» **Requirements**: Review the material and extract every line in which the word "diagram" occurs.

──────── Provided material

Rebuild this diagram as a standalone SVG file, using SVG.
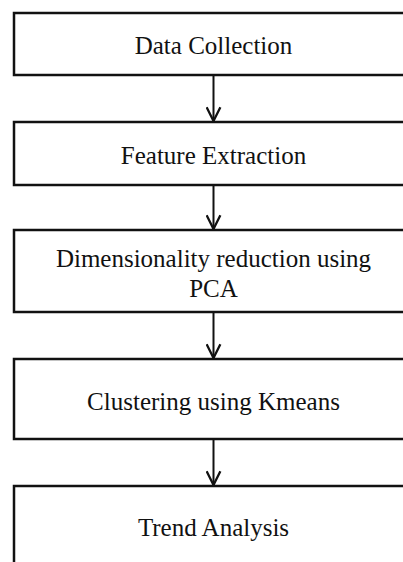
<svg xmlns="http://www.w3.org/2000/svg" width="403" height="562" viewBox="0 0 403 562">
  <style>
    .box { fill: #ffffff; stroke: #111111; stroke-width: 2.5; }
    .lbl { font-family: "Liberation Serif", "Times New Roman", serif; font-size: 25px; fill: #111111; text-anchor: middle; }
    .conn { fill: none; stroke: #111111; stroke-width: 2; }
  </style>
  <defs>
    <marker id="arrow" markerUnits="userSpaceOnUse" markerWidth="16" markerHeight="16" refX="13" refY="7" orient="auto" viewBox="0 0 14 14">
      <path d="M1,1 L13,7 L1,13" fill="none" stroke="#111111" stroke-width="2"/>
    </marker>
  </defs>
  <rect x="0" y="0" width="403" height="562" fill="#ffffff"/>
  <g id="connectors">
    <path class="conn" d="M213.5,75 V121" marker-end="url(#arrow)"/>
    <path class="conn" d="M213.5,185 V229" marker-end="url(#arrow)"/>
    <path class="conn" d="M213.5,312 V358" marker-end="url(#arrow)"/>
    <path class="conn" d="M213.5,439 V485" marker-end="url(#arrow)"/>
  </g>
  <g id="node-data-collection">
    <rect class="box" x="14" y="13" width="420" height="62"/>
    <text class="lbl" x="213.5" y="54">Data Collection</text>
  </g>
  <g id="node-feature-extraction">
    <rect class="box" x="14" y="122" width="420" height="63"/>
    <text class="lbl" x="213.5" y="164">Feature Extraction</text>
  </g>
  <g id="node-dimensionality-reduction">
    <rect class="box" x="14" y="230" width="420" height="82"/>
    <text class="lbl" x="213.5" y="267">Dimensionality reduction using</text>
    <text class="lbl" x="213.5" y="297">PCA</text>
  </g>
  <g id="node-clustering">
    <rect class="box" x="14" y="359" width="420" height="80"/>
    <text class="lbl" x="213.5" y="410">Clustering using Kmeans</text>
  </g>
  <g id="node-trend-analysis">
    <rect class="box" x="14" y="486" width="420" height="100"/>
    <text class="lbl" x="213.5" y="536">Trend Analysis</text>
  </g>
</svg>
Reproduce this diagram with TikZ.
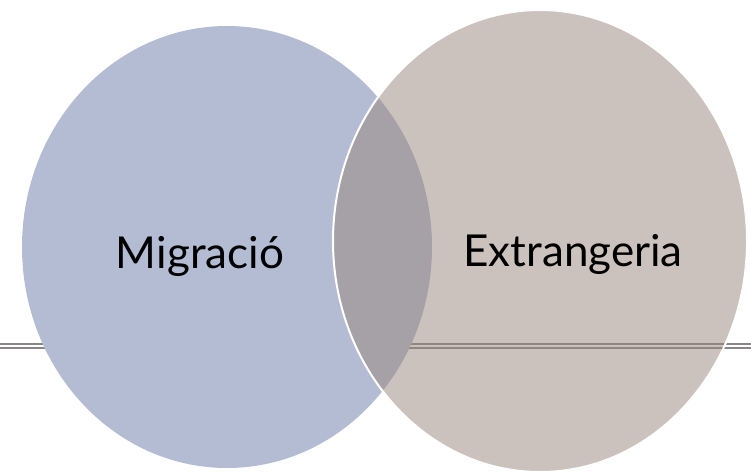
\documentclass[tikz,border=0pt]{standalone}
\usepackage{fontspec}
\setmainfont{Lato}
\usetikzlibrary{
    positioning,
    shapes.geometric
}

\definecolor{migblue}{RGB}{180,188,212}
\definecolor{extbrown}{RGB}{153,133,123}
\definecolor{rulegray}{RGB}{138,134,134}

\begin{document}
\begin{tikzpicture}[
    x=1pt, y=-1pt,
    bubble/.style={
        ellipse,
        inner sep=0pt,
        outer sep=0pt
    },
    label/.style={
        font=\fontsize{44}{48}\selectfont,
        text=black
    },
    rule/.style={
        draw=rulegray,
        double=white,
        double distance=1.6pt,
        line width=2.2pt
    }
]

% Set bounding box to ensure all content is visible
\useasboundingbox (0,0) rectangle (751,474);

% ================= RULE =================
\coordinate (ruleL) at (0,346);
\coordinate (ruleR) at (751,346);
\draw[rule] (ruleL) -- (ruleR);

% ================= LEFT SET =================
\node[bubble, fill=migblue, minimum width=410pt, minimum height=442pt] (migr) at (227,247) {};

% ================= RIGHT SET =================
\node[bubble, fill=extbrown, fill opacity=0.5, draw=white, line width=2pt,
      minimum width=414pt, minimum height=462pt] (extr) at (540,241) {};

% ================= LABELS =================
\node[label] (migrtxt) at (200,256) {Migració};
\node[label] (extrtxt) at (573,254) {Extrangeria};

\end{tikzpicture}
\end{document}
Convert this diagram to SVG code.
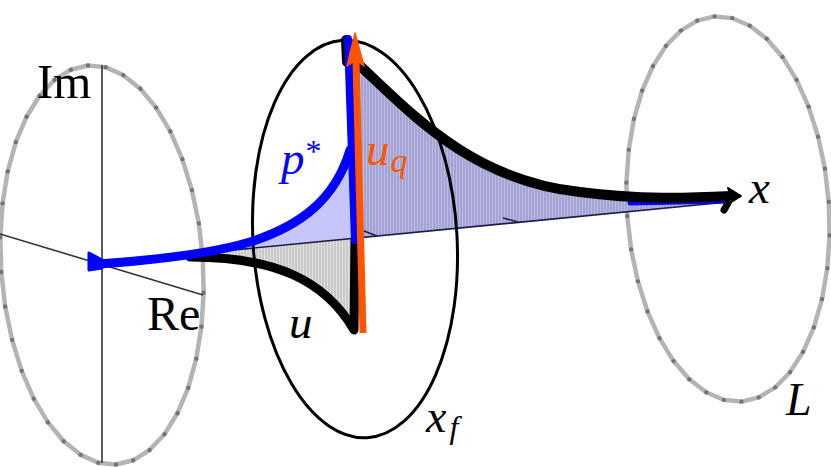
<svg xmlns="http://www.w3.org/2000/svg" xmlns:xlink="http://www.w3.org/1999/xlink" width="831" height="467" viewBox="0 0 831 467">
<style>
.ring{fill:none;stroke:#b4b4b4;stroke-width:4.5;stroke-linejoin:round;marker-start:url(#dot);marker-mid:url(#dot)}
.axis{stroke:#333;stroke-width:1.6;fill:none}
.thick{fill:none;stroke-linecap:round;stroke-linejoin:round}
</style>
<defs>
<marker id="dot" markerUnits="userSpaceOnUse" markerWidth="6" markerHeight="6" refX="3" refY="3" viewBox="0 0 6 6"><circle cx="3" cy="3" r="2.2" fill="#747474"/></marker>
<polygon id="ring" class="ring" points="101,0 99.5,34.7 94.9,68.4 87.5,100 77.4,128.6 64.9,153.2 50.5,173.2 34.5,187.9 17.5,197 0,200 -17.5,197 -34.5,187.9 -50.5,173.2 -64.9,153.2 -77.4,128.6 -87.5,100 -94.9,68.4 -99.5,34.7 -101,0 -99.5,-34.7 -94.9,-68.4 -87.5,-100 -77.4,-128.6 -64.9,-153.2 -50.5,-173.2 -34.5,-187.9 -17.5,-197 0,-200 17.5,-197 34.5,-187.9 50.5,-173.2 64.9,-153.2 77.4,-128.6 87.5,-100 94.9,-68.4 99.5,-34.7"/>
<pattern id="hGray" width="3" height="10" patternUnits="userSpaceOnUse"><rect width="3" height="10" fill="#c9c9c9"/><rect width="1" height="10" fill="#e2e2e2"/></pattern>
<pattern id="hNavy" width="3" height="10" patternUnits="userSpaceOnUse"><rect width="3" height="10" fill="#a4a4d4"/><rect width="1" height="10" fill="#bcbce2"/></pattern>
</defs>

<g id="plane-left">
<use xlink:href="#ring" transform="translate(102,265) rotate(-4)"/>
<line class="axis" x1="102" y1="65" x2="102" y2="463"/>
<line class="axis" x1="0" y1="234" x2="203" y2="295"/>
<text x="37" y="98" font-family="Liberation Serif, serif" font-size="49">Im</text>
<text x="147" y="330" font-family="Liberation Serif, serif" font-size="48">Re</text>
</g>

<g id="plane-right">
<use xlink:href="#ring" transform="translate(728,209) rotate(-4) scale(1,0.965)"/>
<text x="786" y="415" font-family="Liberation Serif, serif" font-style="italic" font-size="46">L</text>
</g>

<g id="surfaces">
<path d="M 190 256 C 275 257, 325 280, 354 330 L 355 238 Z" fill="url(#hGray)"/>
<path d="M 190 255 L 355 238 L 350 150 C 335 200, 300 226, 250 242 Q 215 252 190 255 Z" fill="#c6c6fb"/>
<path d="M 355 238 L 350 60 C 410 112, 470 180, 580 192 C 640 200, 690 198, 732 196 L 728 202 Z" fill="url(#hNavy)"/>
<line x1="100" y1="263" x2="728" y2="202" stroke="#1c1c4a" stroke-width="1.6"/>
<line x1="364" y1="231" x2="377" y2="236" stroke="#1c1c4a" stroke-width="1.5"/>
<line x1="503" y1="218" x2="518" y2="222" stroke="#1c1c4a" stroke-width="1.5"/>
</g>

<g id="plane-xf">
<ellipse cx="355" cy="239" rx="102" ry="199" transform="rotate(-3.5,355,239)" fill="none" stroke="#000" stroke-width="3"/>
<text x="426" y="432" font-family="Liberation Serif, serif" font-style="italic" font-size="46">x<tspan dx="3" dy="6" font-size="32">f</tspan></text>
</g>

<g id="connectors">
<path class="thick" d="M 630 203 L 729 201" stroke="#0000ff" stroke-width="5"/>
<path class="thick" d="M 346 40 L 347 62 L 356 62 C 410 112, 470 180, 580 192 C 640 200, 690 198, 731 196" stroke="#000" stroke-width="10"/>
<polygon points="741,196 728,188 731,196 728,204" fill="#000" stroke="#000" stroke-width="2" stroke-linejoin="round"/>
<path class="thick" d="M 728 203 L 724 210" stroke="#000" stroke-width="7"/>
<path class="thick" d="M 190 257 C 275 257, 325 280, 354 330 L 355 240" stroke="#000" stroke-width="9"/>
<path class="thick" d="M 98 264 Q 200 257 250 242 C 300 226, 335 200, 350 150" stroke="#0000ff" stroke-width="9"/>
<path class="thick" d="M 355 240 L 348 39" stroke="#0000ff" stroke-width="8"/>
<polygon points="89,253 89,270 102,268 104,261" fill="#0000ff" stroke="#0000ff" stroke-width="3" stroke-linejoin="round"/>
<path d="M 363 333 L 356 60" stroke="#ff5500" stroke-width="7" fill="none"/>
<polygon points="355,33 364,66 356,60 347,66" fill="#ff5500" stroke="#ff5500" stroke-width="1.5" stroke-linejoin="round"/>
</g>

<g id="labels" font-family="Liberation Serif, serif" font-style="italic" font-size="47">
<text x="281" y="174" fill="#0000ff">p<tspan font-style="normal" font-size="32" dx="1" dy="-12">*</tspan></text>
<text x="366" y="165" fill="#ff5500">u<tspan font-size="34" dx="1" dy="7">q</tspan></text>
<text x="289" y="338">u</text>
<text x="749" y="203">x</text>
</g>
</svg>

────────────────

» **Answer in full**:
Rebuild this diagram as a standalone SVG file, using SVG.
Reproduce this diagram with TikZ.
Convert this diagram to SVG code.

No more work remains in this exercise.